#### Work to do:
Of all the lines in the records below, how many hold the word "matplotlib"? Give the number alone.

#### Input rows:
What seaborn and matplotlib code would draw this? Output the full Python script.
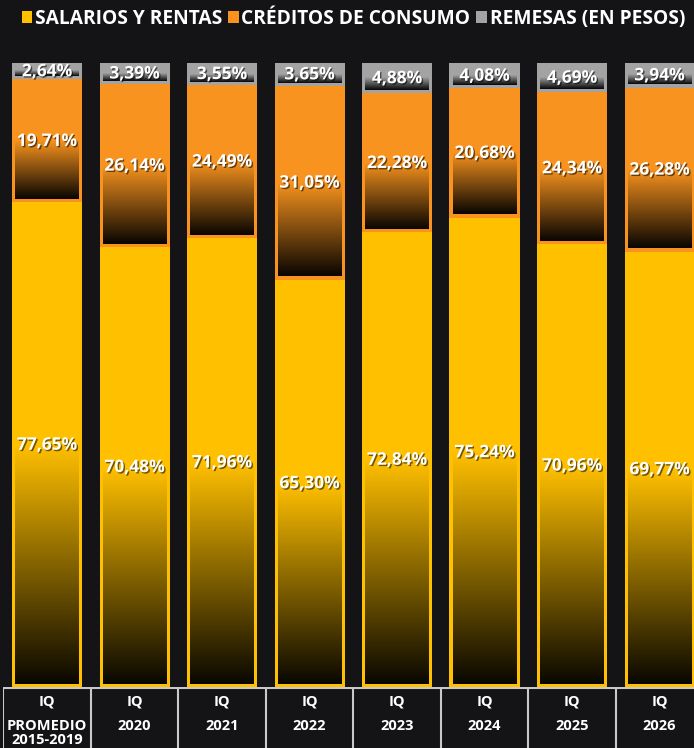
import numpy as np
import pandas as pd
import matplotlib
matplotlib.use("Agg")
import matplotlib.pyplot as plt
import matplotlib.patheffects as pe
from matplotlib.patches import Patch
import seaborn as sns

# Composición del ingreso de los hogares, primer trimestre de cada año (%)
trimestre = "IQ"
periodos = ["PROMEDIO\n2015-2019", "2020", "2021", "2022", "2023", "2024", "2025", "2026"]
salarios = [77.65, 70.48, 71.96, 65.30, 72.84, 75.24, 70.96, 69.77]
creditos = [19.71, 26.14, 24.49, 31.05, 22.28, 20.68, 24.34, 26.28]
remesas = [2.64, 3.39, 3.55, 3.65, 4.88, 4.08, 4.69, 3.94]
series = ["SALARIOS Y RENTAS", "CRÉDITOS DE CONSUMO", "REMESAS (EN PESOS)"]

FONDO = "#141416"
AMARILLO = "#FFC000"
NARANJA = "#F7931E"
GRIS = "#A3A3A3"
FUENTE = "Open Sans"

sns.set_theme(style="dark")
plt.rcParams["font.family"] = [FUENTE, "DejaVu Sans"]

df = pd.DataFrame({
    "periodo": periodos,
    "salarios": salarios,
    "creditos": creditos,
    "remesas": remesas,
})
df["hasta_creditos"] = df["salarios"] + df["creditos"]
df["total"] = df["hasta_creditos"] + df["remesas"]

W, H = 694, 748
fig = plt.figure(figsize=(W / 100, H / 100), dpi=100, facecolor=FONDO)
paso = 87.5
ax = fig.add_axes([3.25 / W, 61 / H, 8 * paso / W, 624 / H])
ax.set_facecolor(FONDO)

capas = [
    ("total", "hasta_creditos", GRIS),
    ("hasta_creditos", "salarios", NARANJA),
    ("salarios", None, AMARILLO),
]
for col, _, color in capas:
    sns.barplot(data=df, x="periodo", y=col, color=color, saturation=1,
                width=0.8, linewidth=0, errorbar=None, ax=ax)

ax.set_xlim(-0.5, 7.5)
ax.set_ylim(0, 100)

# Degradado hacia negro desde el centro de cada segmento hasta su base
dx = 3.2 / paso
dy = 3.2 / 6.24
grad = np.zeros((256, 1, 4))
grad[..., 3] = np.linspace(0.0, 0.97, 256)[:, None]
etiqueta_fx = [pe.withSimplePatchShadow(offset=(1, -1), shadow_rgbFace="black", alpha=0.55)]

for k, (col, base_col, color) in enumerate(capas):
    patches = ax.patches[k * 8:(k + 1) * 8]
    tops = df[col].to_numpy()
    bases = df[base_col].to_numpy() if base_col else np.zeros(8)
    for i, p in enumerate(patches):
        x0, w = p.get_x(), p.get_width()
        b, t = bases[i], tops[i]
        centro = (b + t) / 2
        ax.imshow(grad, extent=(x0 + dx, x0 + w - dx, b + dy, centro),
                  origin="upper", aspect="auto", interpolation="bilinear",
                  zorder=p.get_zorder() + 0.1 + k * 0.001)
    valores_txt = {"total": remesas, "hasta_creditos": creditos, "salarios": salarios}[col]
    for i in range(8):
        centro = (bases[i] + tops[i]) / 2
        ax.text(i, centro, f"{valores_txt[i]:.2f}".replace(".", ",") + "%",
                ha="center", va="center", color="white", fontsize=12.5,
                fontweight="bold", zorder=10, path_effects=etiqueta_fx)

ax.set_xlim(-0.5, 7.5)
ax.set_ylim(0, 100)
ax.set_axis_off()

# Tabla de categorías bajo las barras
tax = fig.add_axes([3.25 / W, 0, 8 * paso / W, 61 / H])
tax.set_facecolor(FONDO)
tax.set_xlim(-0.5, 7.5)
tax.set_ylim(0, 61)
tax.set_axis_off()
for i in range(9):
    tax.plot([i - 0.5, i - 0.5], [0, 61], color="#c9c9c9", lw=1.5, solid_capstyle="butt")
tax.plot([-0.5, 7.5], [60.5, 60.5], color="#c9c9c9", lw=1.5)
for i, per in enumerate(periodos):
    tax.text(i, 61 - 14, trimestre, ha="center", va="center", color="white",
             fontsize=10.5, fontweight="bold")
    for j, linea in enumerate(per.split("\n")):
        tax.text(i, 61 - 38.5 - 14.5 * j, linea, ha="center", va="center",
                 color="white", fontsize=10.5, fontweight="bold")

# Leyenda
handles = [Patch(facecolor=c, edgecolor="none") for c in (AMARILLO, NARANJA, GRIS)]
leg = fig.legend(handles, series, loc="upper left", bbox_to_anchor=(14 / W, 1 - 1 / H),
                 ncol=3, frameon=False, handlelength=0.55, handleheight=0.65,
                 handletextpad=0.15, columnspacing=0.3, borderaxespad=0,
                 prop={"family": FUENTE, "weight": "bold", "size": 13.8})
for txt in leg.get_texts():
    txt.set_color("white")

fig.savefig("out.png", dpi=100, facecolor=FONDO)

--

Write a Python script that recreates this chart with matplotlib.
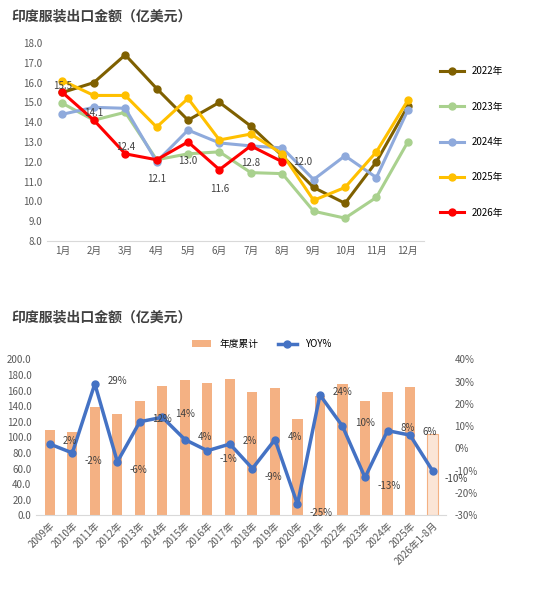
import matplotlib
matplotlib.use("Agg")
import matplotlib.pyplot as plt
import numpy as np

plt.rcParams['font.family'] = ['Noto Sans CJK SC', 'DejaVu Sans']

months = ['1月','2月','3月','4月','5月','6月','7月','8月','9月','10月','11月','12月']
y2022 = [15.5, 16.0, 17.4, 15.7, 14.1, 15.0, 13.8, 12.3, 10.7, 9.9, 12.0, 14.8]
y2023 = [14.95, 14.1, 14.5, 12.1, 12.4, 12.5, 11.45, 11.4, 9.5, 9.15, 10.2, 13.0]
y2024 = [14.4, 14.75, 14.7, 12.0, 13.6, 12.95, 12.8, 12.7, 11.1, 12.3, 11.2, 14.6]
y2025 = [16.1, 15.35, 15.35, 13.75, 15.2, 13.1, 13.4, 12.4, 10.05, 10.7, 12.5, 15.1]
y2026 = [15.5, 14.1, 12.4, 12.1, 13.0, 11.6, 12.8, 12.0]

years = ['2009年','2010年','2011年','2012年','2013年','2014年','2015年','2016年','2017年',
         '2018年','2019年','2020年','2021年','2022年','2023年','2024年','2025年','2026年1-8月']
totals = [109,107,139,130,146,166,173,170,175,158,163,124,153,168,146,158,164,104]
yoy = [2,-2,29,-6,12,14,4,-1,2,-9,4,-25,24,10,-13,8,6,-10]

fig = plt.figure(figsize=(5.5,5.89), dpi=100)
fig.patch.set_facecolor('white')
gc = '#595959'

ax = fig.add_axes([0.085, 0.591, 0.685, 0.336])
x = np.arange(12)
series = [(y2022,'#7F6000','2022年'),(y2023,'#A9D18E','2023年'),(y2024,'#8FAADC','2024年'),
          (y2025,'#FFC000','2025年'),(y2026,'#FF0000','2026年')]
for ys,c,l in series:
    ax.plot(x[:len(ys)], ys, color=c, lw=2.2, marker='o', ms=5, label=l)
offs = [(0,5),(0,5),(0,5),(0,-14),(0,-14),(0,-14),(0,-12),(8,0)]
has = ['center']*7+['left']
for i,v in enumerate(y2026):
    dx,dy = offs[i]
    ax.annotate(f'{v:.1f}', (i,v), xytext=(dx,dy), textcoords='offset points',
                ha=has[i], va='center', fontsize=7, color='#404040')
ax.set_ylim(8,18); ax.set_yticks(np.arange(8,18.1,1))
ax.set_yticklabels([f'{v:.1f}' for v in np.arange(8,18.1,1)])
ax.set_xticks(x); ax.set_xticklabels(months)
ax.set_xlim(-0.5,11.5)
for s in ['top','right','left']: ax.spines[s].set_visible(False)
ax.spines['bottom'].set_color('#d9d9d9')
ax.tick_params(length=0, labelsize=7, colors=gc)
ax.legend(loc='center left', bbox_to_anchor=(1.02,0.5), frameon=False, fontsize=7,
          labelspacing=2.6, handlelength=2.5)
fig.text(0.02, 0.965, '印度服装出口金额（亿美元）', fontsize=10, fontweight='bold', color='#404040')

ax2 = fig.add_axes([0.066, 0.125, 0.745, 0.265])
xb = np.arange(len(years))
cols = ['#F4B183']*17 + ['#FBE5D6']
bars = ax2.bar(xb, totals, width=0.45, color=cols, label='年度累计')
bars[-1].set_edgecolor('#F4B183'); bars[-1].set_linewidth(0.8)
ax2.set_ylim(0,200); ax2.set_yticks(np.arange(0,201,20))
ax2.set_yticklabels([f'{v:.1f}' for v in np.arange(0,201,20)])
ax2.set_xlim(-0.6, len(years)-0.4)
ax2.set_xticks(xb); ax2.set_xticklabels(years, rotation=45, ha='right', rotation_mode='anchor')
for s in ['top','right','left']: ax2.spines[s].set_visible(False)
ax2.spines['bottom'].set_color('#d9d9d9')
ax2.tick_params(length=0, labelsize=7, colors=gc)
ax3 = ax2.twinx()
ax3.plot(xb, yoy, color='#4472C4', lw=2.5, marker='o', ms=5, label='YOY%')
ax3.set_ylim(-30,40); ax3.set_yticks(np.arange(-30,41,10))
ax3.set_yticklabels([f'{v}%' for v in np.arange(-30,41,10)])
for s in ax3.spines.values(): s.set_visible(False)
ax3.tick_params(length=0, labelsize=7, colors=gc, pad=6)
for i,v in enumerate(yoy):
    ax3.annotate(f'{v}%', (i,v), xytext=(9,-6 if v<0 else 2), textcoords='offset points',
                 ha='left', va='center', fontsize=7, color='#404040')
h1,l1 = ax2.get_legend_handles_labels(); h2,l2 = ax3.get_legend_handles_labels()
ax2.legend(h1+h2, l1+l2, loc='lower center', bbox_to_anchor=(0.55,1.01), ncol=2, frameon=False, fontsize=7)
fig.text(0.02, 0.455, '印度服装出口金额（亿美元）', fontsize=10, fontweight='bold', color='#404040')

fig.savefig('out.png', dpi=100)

#### Worked answer:
10